All of this is per standard investigatory procedures.

At this point, the officer is likely to tell you what the crime was, “Did you know that you can’t shoot within 300 feet of an occupied dwelling?”

Notice the change in language, they are not asking if you did anything, they are asking for your knowledge of the law. Since they are not asking about you, it is more likely you will start talking to them. It doesn’t matter to them if you know or don’t know.

What they are doing is establishing “Mens Rea” or criminal intent. If the law you are breaking has a condition of Mens Rea, it can change what the charge is.

Alex Baldwin had no criminal intent to murder his camera girl. He had every reason to have constructive knowledge that pointing a real gun at a person, cocking the hammer, and pulling the trigger could cause death or significant injury. This is enough to establish Mens Rea for manslaughter charges. (IANAL)

At this point, the cop in question basically gave up and left. No fuss, no muss, no upset on my part.

Fast-forward to yesterday.

Somebody was out in the back forty shooting. I think I heard 16 rounds go off. So what? This is a freedom state.

I didn’t think much of it and went on with my life. This meant cleanup and then working on fixing the busted garage door and other metal working stuff, before being able to get back to wood working.

Two cop cars roll up, and an older cop gets out of his squad. I can see them through the open door of the shop.

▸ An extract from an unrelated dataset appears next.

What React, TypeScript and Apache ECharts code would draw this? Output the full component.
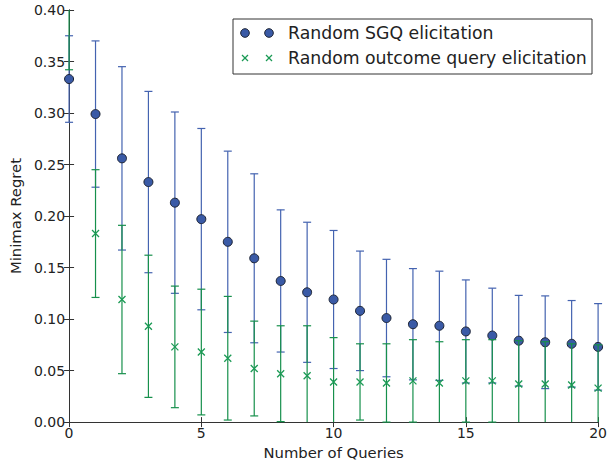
import React, { useEffect, useRef } from "react";
import * as echarts from "echarts";

const queries = [0, 1, 2, 3, 4, 5, 6, 7, 8, 9, 10, 11, 12, 13, 14, 15, 16, 17, 18, 19, 20];

const sgqMean = [0.333, 0.299, 0.256, 0.233, 0.213, 0.197, 0.175, 0.159, 0.137, 0.126, 0.119, 0.108, 0.101, 0.095, 0.0935, 0.088, 0.084, 0.079, 0.0775, 0.076, 0.073];
const sgqErr = [0.042, 0.071, 0.089, 0.088, 0.088, 0.088, 0.088, 0.082, 0.069, 0.068, 0.067, 0.058, 0.057, 0.054, 0.053, 0.05, 0.046, 0.044, 0.045, 0.042, 0.042];

const outcomeMean = [0.42, 0.183, 0.119, 0.093, 0.073, 0.068, 0.062, 0.052, 0.047, 0.045, 0.039, 0.039, 0.038, 0.04, 0.038, 0.04, 0.04, 0.037, 0.037, 0.036, 0.033];
const outcomeErr = [0.078, 0.062, 0.072, 0.069, 0.059, 0.061, 0.06, 0.046, 0.0465, 0.0485, 0.043, 0.037, 0.038, 0.04, 0.04, 0.04, 0.04, 0.042, 0.041, 0.04, 0.042];

const yTicks = ["0.00", "0.05", "0.10", "0.15", "0.20", "0.25", "0.30", "0.35", "0.40"];

const seriesNames = ["Random SGQ elicitation", "Random outcome query elicitation"];

const BLUE = "#3a5aa6";
const BLUE_BAR = "#4463b0";
const GREEN = "#1b9a55";
const GREEN_BAR = "#17904c";
const FONT = "DejaVu Sans";

function errorRenderer(color: string) {
  return (params: any, api: any) => {
    const x = api.value(0);
    const m = api.value(1);
    const e = api.value(2);
    const cs = params.coordSys;
    const top = cs.y;
    const bottom = cs.y + cs.height;
    const hi = api.coord([x, m + e]);
    const lo = api.coord([x, m - e]);
    const px = hi[0];
    const y1 = Math.max(hi[1], top);
    const y2 = Math.min(lo[1], bottom);
    const children: any[] = [];
    if (y2 > y1) {
      children.push({
        type: "line",
        shape: { x1: px, y1, x2: px, y2 },
        style: { stroke: color, lineWidth: 1.2 },
      });
    }
    const cap = 4;
    if (hi[1] >= top && hi[1] <= bottom) {
      children.push({
        type: "line",
        shape: { x1: px - cap, y1: hi[1], x2: px + cap, y2: hi[1] },
        style: { stroke: color, lineWidth: 1.2 },
      });
    }
    if (lo[1] >= top && lo[1] <= bottom) {
      children.push({
        type: "line",
        shape: { x1: px - cap, y1: lo[1], x2: px + cap, y2: lo[1] },
        style: { stroke: color, lineWidth: 1.2 },
      });
    }
    return { type: "group", children };
  };
}

export default function App() {
  const ref = useRef<HTMLDivElement>(null);

  useEffect(() => {
    document.body.style.margin = "0";
    document.body.style.overflow = "hidden";
    const chart = echarts.init(ref.current!, null, { renderer: "svg", width: 610, height: 465 });

    const sgqErrData = queries.map((q, i) => [q, sgqMean[i], sgqErr[i]]);
    const outErrData = queries.map((q, i) => [q, outcomeMean[i], outcomeErr[i]]);
    const sgqPts = queries.map((q, i) => [q, sgqMean[i]]);
    const outPts = queries.map((q, i) => [q, outcomeMean[i]]);

    const axisLine = { show: true, lineStyle: { color: "#333", width: 1 } };
    const tickStyle = { show: true, inside: true, length: 5, lineStyle: { color: "#333", width: 1 } };

    chart.setOption({
      animation: false,
      backgroundColor: "#ffffff",
      textStyle: { fontFamily: FONT },
      grid: { left: 65, right: 10, top: 10, bottom: 40, containLabel: false },
      xAxis: [
        {
          type: "value",
          min: 0,
          max: 20,
          interval: 5,
          position: "bottom",
          name: "Number of Queries",
          nameLocation: "middle",
          nameGap: 20,
          nameTextStyle: { fontFamily: FONT, fontSize: 14.8, color: "#222" },
          axisLine,
          axisTick: tickStyle,
          axisLabel: { fontFamily: FONT, fontSize: 14, color: "#222", margin: 4 },
          splitLine: { show: false },
        },
        {
          type: "value",
          min: 0,
          max: 20,
          interval: 5,
          position: "top",
          axisLine,
          axisTick: tickStyle,
          axisLabel: { show: false },
          splitLine: { show: false },
        },
      ],
      yAxis: [
        {
          type: "value",
          min: 0,
          max: 0.4,
          interval: 0.05,
          position: "left",
          name: "Minimax Regret",
          nameLocation: "middle",
          nameGap: 41,
          nameTextStyle: { fontFamily: FONT, fontSize: 14.8, color: "#222" },
          axisLine,
          axisTick: tickStyle,
          axisLabel: {
            fontFamily: FONT,
            fontSize: 14,
            color: "#222",
            margin: 4,
            formatter: (v: number) => yTicks[Math.round(v / 0.05)] ?? v.toFixed(2),
          },
          splitLine: { show: false },
        },
        {
          type: "value",
          min: 0,
          max: 0.4,
          interval: 0.05,
          position: "right",
          axisLine,
          axisTick: tickStyle,
          axisLabel: { show: false },
          splitLine: { show: false },
        },
      ],
      series: [
        {
          type: "custom",
          name: seriesNames[0] + " error",
          renderItem: errorRenderer(BLUE_BAR),
          data: sgqErrData,
          encode: { x: 0, y: 1 },
          z: 2,
          silent: true,
        },
        {
          type: "scatter",
          name: seriesNames[0],
          data: sgqPts,
          symbol: "circle",
          symbolSize: 9,
          itemStyle: { color: BLUE, borderColor: "#1c2333", borderWidth: 1, opacity: 1 },
          z: 3,
        },
        {
          type: "custom",
          name: seriesNames[1] + " error",
          renderItem: errorRenderer(GREEN_BAR),
          data: outErrData,
          encode: { x: 0, y: 1 },
          z: 4,
          silent: true,
        },
        {
          type: "scatter",
          name: seriesNames[1],
          data: outPts,
          symbol: "path://M0,0L10,10M10,0L0,10",
          symbolSize: 7,
          itemStyle: { color: "none", borderColor: GREEN, borderWidth: 1.3, opacity: 1 },
          z: 5,
        },
      ],
      graphic: [
        {
          type: "group",
          z: 100,
          children: [
            {
              type: "rect",
              shape: { x: 233, y: 19, width: 359, height: 55 },
              style: { fill: "#ffffff", stroke: "#333", lineWidth: 1 },
            },
            { type: "circle", shape: { cx: 245, cy: 33, r: 4.3 }, style: { fill: BLUE, stroke: "#1c2333", lineWidth: 1 } },
            { type: "circle", shape: { cx: 269, cy: 33, r: 4.3 }, style: { fill: BLUE, stroke: "#1c2333", lineWidth: 1 } },
            {
              type: "text",
              style: { x: 288, y: 33, text: seriesNames[0], fontFamily: FONT, fontSize: 17.3, fill: "#222", verticalAlign: "middle", align: "left" },
            },
            { type: "line", shape: { x1: 242, y1: 55, x2: 248, y2: 61 }, style: { stroke: GREEN, lineWidth: 1.2 } },
            { type: "line", shape: { x1: 248, y1: 55, x2: 242, y2: 61 }, style: { stroke: GREEN, lineWidth: 1.2 } },
            { type: "line", shape: { x1: 266, y1: 55, x2: 272, y2: 61 }, style: { stroke: GREEN, lineWidth: 1.2 } },
            { type: "line", shape: { x1: 272, y1: 55, x2: 266, y2: 61 }, style: { stroke: GREEN, lineWidth: 1.2 } },
            {
              type: "text",
              style: { x: 288, y: 58, text: seriesNames[1], fontFamily: FONT, fontSize: 17.3, fill: "#222", verticalAlign: "middle", align: "left" },
            },
          ],
        },
      ],
    });

    return () => chart.dispose();
  }, []);

  return (
    <div
      ref={ref}
      style={{ position: "absolute", left: 0, top: 0, width: 610, height: 465, background: "#fff", overflow: "hidden" }}
    />
  );
}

He walks up and gets close to the shop but stops maybe twenty feet from the door.

This is intentional. He wants me to step out of the shop, which is part of my house. He cannot enter the shop without permission or a warrant. “Were you shooting?”

Wow, that sounds amazingly familiar. Almost as if it is SOP.

“I don’t answer questions.”

The cop then tries silence. Most people don’t deal well with silence. They want to fill it. So I just stood there smiling as he let the situation drag on.

He then asks again. SOP. I use my SOP, “I don’t answer questions.”

His SOP is in full display. Everything he says is according to the script. And he is getting upset that I won’t answer him.

“If I find out that you were shooting, I’m going to enjoy coming back here.”

“Is that a threat?”

“No, cowards threaten, I’m promising.”

You might think that the fat old man, with a pistol on his hip, (Oh shit, I just realized that even though I didn’t have my jacket on, I had still covered my pistol with my shirt. I thought I was open carrying at that moment) had gotten under his skin.

This is when the bad cop starts to show up in full force. “Why are you refusing to answer? Why are you not cooperating?”

“Because I have a right to not answer questions.”

Another part of the discussion is where they justify asking questions because I could have “potentially done something wrong.”

Notice that they don’t say “broke the law” or “did something illegal”. That is the correct translation of “done something wrong.”

I asked him, “Have you potentially done something wrong? How about him?”

Then the long silence, he could see that this was not going according to script, and the script was running out.

At some point, he switched from asking about potential crimes to “safety.”

“If you wanted to know about safety, you should have asked.”

“I did!” “Actually, you didn’t.” “Why are you being so difficult?”

“When I shoot, I always do it safely. I am always aware of what is beyond my target. I always have a good berm or backstop. I am well aware of the laws controlling when and where I can shoot, and I never violate them.”

The chief walked away. Refused to shake hands. His backup was a bit more polite. When I asked him if he would shake my hand, his response was, “Not now.”

I don’t blame him. If he had been willing to shake hands while his chief had not, it would have looked like he was backing me, and not his boss.

Keep your head on a swivel. Stay out of stupid places. Don’t be out at stupid times. Avoid stupid people. Stay strapped.